• **Aim of the exercise**
Reproduce the span that opens at the line containing "Recreate this image" and closes at the line containing "var bTicks = [0, 20, 40, 60, 80, 100];", both lines included, without alteration and without any other line.

• **Data rows**
§ §
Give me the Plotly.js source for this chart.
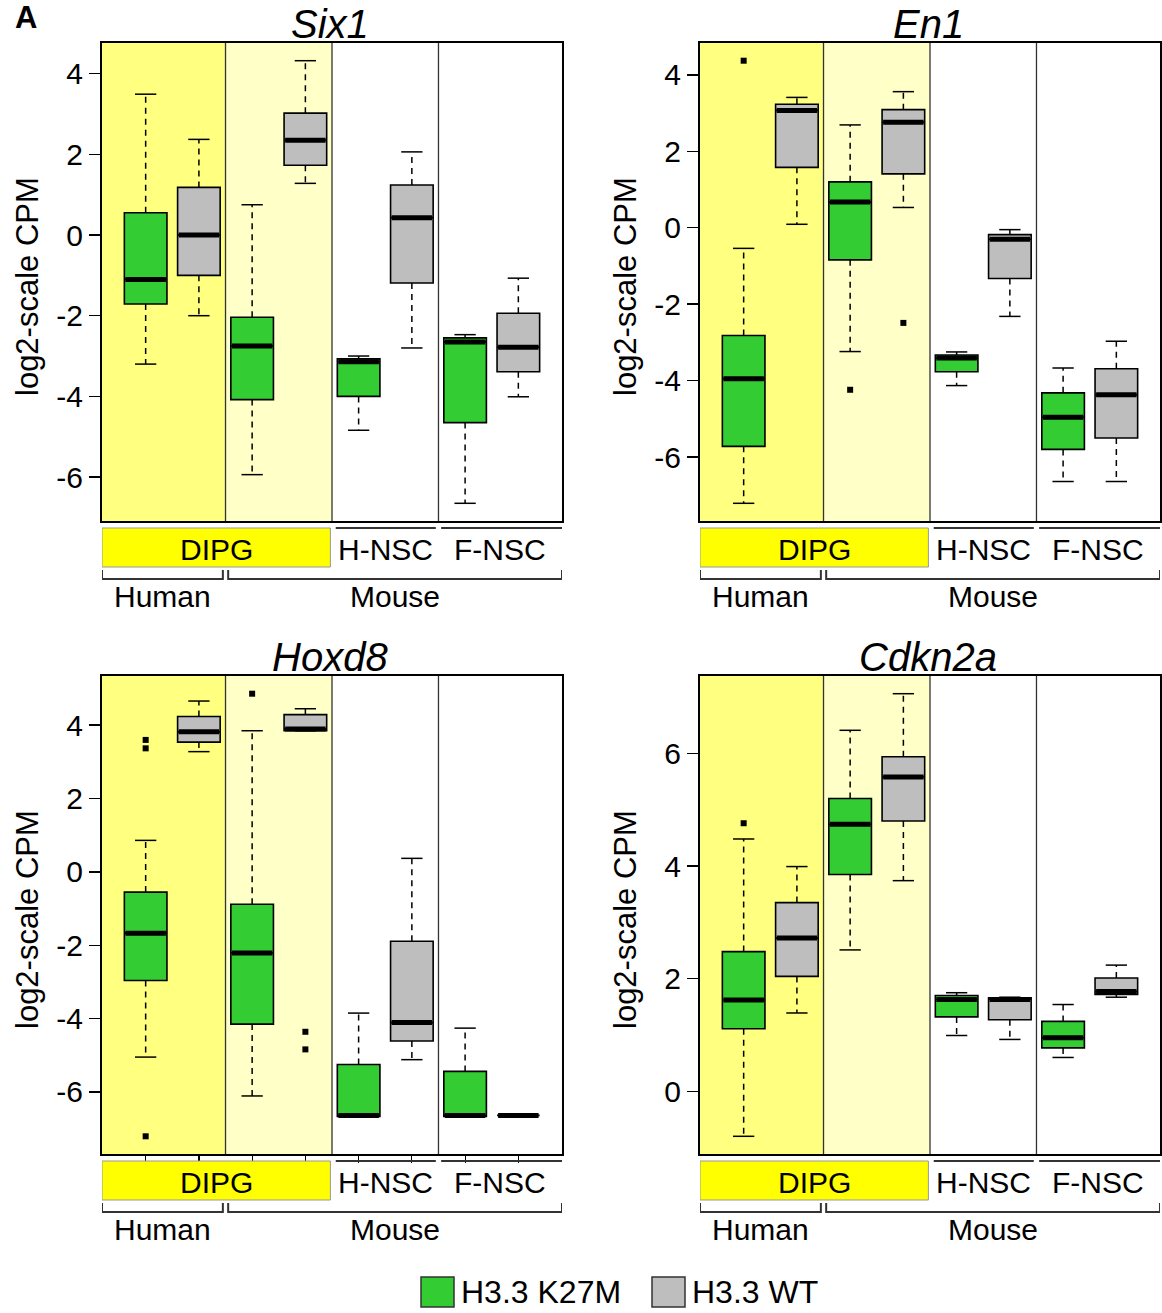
§ §
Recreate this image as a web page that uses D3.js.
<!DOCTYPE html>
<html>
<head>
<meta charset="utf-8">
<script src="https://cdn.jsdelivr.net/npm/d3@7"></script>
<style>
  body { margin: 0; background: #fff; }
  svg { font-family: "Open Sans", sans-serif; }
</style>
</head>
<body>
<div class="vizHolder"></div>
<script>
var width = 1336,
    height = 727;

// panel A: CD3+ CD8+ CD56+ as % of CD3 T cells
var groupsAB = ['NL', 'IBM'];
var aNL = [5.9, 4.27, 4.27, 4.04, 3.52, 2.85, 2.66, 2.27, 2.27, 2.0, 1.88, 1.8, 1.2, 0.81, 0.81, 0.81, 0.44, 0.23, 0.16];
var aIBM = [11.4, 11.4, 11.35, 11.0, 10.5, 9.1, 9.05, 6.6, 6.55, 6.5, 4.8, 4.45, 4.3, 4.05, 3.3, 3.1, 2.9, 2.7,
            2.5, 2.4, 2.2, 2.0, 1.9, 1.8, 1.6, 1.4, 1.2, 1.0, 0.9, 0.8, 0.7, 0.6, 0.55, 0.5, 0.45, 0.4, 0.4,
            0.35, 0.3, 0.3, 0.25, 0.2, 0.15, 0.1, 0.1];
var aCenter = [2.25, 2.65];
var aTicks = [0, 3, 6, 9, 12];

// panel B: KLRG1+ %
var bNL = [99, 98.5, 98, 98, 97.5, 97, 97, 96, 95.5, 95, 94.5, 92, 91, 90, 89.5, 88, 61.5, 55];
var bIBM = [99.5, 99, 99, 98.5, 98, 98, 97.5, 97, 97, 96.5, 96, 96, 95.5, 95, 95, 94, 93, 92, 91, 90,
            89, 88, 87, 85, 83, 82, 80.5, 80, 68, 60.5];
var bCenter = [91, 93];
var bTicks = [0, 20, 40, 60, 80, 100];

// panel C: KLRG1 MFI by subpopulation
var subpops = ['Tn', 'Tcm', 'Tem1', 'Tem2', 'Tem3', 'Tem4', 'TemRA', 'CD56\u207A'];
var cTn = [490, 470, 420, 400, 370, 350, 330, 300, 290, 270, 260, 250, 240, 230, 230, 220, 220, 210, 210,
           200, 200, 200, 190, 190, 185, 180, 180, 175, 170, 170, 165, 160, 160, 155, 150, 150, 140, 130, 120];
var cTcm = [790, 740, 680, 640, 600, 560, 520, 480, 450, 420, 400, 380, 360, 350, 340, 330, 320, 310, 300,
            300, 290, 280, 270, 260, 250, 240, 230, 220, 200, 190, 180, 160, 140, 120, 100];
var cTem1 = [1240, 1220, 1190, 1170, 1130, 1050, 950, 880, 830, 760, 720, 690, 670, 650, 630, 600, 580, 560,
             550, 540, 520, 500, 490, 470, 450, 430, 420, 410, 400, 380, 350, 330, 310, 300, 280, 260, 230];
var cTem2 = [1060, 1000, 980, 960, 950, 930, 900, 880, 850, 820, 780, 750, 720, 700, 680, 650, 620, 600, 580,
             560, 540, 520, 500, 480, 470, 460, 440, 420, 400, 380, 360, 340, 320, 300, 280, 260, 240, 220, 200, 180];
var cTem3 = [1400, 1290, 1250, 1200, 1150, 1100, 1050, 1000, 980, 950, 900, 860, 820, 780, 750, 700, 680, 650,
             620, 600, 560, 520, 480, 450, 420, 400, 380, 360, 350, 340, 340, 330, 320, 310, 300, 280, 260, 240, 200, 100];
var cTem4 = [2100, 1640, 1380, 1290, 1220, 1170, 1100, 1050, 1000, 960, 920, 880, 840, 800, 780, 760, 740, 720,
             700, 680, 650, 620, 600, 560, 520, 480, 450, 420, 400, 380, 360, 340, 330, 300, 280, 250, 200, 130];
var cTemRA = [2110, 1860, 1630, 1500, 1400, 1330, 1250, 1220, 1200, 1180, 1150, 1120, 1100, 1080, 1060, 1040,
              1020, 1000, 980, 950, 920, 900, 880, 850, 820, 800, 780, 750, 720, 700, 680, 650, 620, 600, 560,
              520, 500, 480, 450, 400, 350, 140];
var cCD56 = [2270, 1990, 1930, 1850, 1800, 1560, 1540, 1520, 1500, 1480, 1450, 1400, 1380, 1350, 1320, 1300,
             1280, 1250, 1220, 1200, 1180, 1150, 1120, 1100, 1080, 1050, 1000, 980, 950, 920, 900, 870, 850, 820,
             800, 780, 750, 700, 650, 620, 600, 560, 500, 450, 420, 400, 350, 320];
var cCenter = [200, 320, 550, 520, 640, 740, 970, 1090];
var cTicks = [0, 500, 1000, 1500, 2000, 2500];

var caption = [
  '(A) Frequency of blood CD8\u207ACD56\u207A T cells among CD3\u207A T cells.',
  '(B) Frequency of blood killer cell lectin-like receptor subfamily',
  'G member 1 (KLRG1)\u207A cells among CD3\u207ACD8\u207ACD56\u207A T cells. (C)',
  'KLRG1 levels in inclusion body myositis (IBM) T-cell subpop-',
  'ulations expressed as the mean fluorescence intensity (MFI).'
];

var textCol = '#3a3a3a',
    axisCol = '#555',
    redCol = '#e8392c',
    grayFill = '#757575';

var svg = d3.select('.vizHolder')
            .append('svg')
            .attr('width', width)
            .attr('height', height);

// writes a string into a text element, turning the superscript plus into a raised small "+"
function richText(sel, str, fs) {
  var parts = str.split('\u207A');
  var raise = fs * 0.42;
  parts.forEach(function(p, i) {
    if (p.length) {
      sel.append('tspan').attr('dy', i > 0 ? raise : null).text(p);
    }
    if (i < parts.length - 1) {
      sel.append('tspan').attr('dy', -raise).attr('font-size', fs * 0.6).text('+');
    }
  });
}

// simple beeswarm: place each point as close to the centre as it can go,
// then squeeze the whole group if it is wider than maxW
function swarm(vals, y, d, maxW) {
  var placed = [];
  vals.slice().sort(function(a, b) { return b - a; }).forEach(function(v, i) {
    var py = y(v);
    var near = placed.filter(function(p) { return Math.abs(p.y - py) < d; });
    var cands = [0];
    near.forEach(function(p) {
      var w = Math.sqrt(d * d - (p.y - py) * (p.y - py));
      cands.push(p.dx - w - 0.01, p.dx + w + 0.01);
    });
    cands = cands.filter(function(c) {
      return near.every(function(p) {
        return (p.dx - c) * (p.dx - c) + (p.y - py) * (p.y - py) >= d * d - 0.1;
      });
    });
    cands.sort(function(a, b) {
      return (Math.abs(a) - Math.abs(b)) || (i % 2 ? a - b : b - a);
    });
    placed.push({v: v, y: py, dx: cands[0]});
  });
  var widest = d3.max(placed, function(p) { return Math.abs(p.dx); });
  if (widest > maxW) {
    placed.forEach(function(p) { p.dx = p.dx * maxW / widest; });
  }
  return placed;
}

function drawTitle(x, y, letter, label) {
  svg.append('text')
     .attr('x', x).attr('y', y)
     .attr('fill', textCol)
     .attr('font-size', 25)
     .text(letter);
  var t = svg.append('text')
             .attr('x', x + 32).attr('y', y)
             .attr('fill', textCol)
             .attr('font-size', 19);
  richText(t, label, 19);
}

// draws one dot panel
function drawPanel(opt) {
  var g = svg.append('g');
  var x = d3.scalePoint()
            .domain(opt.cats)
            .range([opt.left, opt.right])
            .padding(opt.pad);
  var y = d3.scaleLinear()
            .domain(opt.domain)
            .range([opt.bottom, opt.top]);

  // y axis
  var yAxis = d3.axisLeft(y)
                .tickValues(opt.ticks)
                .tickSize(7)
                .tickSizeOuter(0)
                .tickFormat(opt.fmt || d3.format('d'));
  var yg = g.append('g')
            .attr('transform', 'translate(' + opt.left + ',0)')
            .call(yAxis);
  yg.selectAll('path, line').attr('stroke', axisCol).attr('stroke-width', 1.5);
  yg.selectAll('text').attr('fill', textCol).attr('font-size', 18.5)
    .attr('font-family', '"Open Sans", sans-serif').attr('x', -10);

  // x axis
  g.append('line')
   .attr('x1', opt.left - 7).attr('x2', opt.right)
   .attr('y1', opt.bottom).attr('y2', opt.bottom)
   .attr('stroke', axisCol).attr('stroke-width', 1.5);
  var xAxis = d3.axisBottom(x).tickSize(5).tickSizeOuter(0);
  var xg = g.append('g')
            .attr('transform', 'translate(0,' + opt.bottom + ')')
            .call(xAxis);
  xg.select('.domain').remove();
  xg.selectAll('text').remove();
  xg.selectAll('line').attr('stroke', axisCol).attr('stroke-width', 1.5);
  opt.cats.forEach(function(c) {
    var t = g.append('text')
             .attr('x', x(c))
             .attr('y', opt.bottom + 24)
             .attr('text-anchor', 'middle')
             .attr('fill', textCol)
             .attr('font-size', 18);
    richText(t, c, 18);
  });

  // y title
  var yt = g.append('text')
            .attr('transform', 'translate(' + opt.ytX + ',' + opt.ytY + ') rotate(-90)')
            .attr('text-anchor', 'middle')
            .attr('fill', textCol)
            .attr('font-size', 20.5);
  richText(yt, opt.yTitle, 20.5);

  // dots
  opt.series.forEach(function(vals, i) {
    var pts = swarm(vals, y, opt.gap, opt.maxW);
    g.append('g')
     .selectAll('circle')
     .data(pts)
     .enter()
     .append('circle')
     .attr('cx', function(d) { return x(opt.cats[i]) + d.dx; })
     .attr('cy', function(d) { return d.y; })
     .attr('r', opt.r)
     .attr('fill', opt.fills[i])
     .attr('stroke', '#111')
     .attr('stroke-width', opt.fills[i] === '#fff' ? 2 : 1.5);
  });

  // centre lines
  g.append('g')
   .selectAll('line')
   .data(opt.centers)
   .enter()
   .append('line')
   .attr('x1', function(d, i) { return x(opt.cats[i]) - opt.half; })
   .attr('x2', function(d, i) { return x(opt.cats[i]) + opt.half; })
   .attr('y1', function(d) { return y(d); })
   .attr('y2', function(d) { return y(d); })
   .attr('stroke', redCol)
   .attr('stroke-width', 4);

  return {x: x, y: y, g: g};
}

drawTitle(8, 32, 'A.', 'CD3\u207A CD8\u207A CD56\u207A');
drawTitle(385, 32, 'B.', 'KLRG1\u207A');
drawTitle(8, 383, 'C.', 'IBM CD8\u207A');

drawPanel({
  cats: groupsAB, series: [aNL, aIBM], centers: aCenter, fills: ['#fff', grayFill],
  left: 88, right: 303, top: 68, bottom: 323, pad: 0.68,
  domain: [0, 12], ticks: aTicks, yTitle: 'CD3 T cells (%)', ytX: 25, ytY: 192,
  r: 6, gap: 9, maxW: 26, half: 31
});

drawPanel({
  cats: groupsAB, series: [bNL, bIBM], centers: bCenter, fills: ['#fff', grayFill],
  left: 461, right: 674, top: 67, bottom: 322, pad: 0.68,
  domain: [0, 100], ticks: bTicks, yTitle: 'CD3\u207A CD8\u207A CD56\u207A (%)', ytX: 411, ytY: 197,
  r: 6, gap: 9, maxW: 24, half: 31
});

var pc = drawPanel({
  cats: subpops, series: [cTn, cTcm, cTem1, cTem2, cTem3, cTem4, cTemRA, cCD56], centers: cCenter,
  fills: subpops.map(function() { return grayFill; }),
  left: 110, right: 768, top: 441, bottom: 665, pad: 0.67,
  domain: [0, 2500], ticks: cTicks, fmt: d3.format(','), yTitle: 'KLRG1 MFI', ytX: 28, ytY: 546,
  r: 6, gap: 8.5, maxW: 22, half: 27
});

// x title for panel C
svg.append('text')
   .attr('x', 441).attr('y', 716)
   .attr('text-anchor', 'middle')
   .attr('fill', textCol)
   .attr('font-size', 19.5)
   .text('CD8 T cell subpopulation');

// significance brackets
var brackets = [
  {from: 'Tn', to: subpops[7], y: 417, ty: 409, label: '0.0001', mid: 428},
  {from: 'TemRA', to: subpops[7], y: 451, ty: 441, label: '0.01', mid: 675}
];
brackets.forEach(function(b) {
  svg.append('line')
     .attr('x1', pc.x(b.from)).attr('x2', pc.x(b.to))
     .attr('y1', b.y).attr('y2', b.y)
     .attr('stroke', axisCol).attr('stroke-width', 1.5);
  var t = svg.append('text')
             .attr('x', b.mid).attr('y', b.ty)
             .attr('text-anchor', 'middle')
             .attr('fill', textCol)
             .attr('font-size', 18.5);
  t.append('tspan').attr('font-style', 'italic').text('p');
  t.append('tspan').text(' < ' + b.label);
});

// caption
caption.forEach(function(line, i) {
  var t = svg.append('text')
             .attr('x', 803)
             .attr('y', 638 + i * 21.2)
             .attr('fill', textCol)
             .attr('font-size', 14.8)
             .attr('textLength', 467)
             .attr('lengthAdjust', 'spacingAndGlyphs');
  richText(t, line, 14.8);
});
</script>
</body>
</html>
§ §
• **Full response**
Recreate this image as a web page that uses D3.js.
<!DOCTYPE html>
<html>
<head>
<meta charset="utf-8">
<script src="https://cdn.jsdelivr.net/npm/d3@7"></script>
<style>
  body { margin: 0; background: #fff; }
  svg { font-family: "Open Sans", sans-serif; }
</style>
</head>
<body>
<div class="vizHolder"></div>
<script>
var width = 1336,
    height = 727;

// panel A: CD3+ CD8+ CD56+ as % of CD3 T cells
var groupsAB = ['NL', 'IBM'];
var aNL = [5.9, 4.27, 4.27, 4.04, 3.52, 2.85, 2.66, 2.27, 2.27, 2.0, 1.88, 1.8, 1.2, 0.81, 0.81, 0.81, 0.44, 0.23, 0.16];
var aIBM = [11.4, 11.4, 11.35, 11.0, 10.5, 9.1, 9.05, 6.6, 6.55, 6.5, 4.8, 4.45, 4.3, 4.05, 3.3, 3.1, 2.9, 2.7,
            2.5, 2.4, 2.2, 2.0, 1.9, 1.8, 1.6, 1.4, 1.2, 1.0, 0.9, 0.8, 0.7, 0.6, 0.55, 0.5, 0.45, 0.4, 0.4,
            0.35, 0.3, 0.3, 0.25, 0.2, 0.15, 0.1, 0.1];
var aCenter = [2.25, 2.65];
var aTicks = [0, 3, 6, 9, 12];

// panel B: KLRG1+ %
var bNL = [99, 98.5, 98, 98, 97.5, 97, 97, 96, 95.5, 95, 94.5, 92, 91, 90, 89.5, 88, 61.5, 55];
var bIBM = [99.5, 99, 99, 98.5, 98, 98, 97.5, 97, 97, 96.5, 96, 96, 95.5, 95, 95, 94, 93, 92, 91, 90,
            89, 88, 87, 85, 83, 82, 80.5, 80, 68, 60.5];
var bCenter = [91, 93];
var bTicks = [0, 20, 40, 60, 80, 100];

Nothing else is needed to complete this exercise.